O que geralmente impressiona os biógrafos de José da Silva Lisboa, primeiro Barão e depois Visconde de Cairu, é a seriedade da cultura, que o distinguia na sociedade brasileira do seu tempo.
De fato, os seus conhecimentos atestavam a formação cultural de um universitário de qualidade. Não eram excepcionais apenas para o meio. Sê-lo-iam nos próprios centros europeus, onde se moldara o espírito do intelectual baiano, e de onde ele viera inteiramente armado para a obra que o esperava na terra natal.
Não era, porém, o caso de Lisboa uma exceção. O que caracterizou a sociedade brasileira, na passagem do século XVIII para o XIX, foi justamente a presença de uma elite, pequena mas dotada de invulgar capacidade, que apenas dependia, para liberar o país, de conseguir levar sua influência até o trono e ter acesso aos círculos superiores da administração.

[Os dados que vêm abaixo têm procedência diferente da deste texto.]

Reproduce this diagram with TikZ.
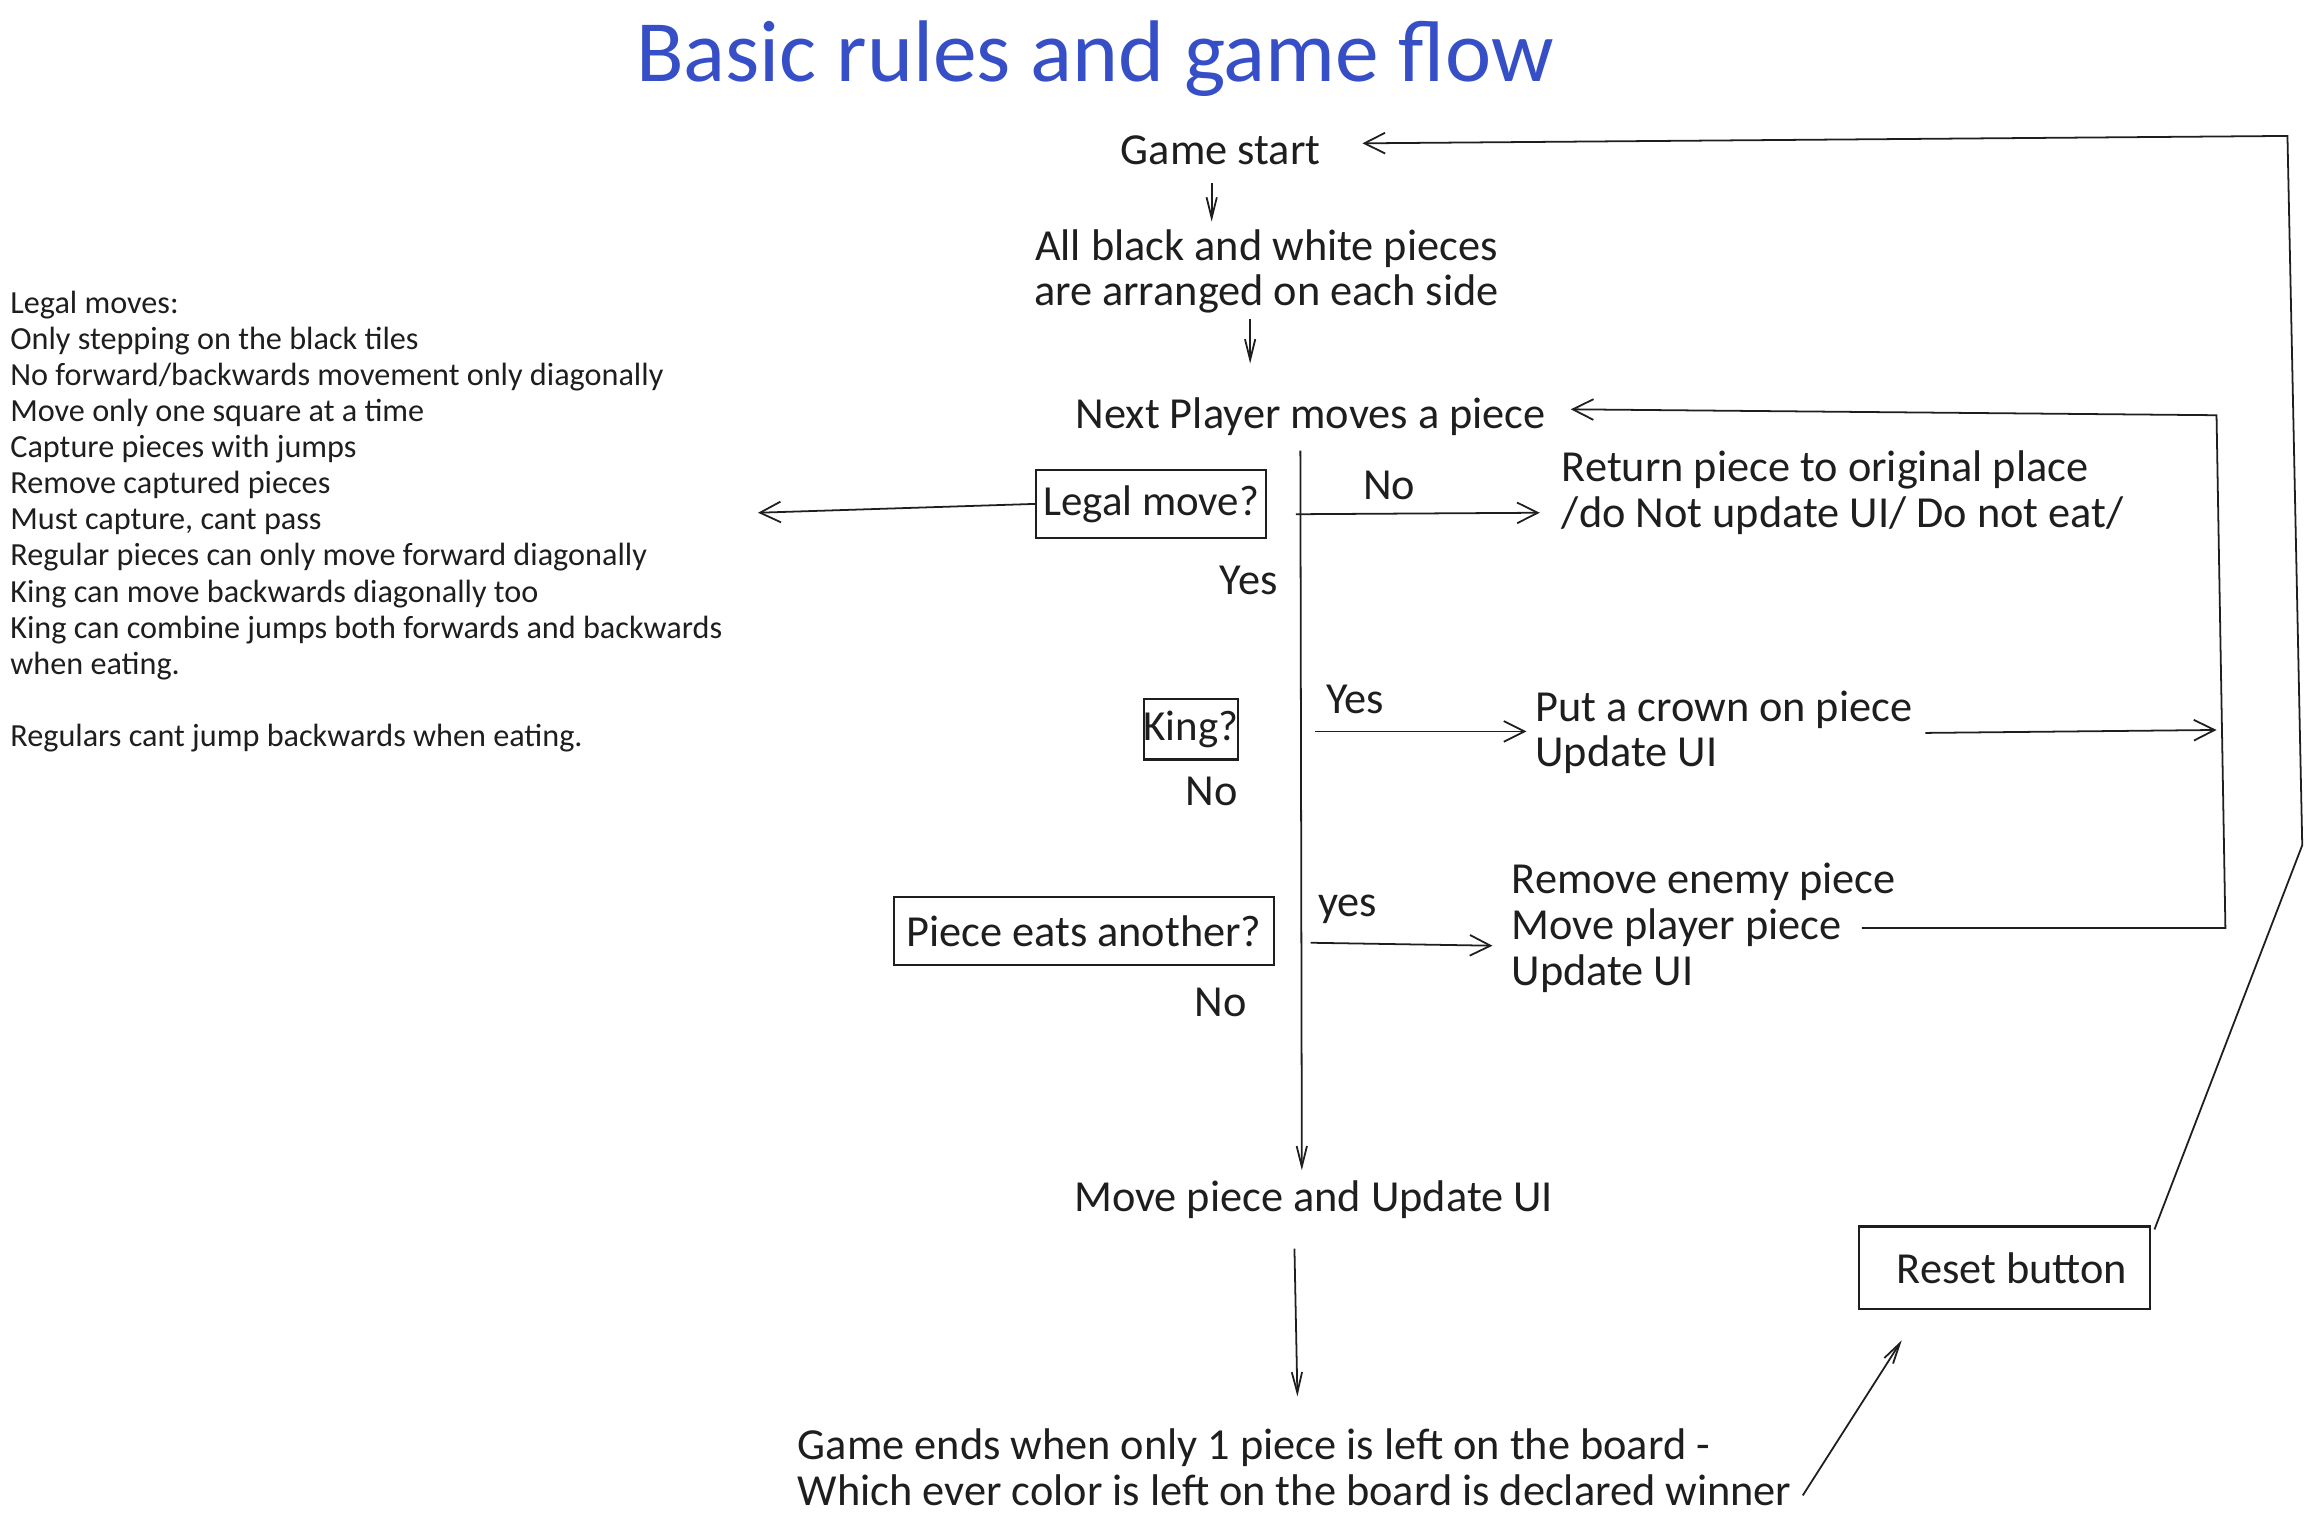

Em lugar do quadro social de hoje, dominado pelo contraste, e mesmo pelo antagonismo, entre uma classe dirigente de eficiência declinante e uma classe popular em ascensão, o que se via era uma sociedade rarefeita, formada por um proletariado escravo, uma classe depauperada e escassa de assalariados livres, funcionários coloniais, comerciantes portugueses e retalhos de uma classe agrária, em que residia a maior força econômica e social do país. Toda essa população, no início do século, somava, segundo Humboldt, 3.650.000, sendo os brancos 920.000 e os escravos negros quase 2.000.000. [1] Sobre essa frágil estrutura demográfica, cujo crescimento começaria logo a ser impressionante, assentava uma elite, educada na Europa, e apta a dar ao país, como se verificou, quadros institucionais duráveis e uma vida econômica em moderada mas constante aceleração.
Dessa elite fizeram parte, além de Silva Lisboa, os três Andradas, personalidades controversas, realçadas de um toque renascentista, que lhes humaniza o perfil político; Felisberto Caldeira Brant Pontes, depois Marquês de Barbacena, antigo aluno da Academia de Marinha, introdutor no país, doze anos após a descoberta de Fulton, da navegação a vapor, e de outros melhoramentos; Manuel Ferreira da Câmara Bitencourt e Sá, o Intendente Câmara, primeiro a produzir gusa do minério de ferro brasileiro; José Vieira Couto, mineralogista, autor do primeiro plano de mineração sistemática no país; Francisco José de Lacerda e Almeida e Antônio Pires da Silva Pontes Leme, exploradores científicos; Frei José Mariano da Conceição Veloso, botânico; José Arouche de Toledo Rendon, introdutor da cultura do chá no planalto paulista; o Bispo Azeredo Coutinho, homem de governo e economista; Francisco de Melo Franco, nosso primeiro higienista e puericultor; Carneiro de Campos, Marquês de Caravelas, e Vilela Barbosa, Marquês de Paranaguá, o primeiro doutor em Leis, o segundo em Matemáticas, principais responsáveis, com os Marqueses de Queluz e Baependi, pela Constituição do Império.
[1] Apud Roberto C. Simonsen -História Econômica do Brasil (1500-1820), 3ª ed., S. Paulo, 1957, p. 271.)